In 1696, Henriette Catherine temporarily transferred her regency to a counsel so that she could travel to the Netherlands. On 21 April, she reached Oranjewoud where she saw her sister Albertine Agnes. However, a happy meeting soon turned to anguish when it became clear that Albertine Agnes was dying. Henriette Catherine stood by her sister for three agonising weeks as she suffered, though her mind remained clear. Albertine Agnes died on 14 May at 3 in the afternoon. Henriette Catherine stayed at Oranjewoud until the end of June to attend the funeral before travelling on to Leeuwarden to be with her daughter Henriette Amalia. Tragically, she had been recently widowed, and she had recently given birth to a posthumous daughter. There is no doubt that Henriette Amalia much valued her mother advice regarding the regency she would now have to take on for her minor son Johan Willem Friso. Henriette Catherine returned home in the spring of 1697 and handed over the government to her son the following year.
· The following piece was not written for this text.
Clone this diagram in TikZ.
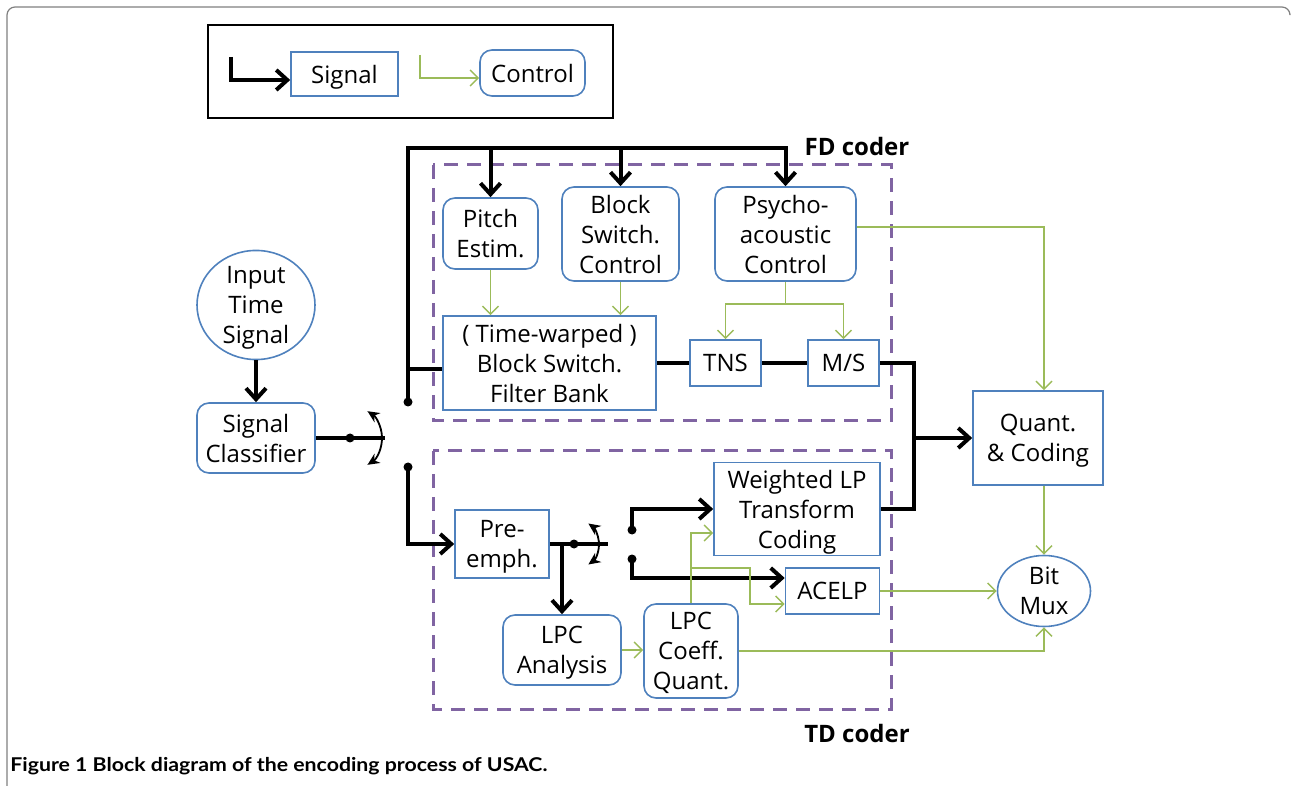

Henriette Catherine was very much against the match her son had in mind. He wanted to marry the apothecary’s daughter Anna Louise Föhse, and he did so after reaching his majority. She was later raised to Imperial Princess by Leopold I, Holy Roman Emperor and she and Leopold went on to have ten children together, including his successor Leopold II, Prince of Anhalt-Dessau. Henriette Catherine withdrew from court life to Oranienbaum. From there, she oversaw the publication of her father’s memoirs.
Henriette Catherine died on 4 November 1708 in her beloved Oranienbaum. Her funeral followed 22 days later, and she was buried under the choir of the Stadtkirche in Dessau after a nightly procession lasting six hours. She was apparently buried with most of her correspondence, including King Charles’ letters.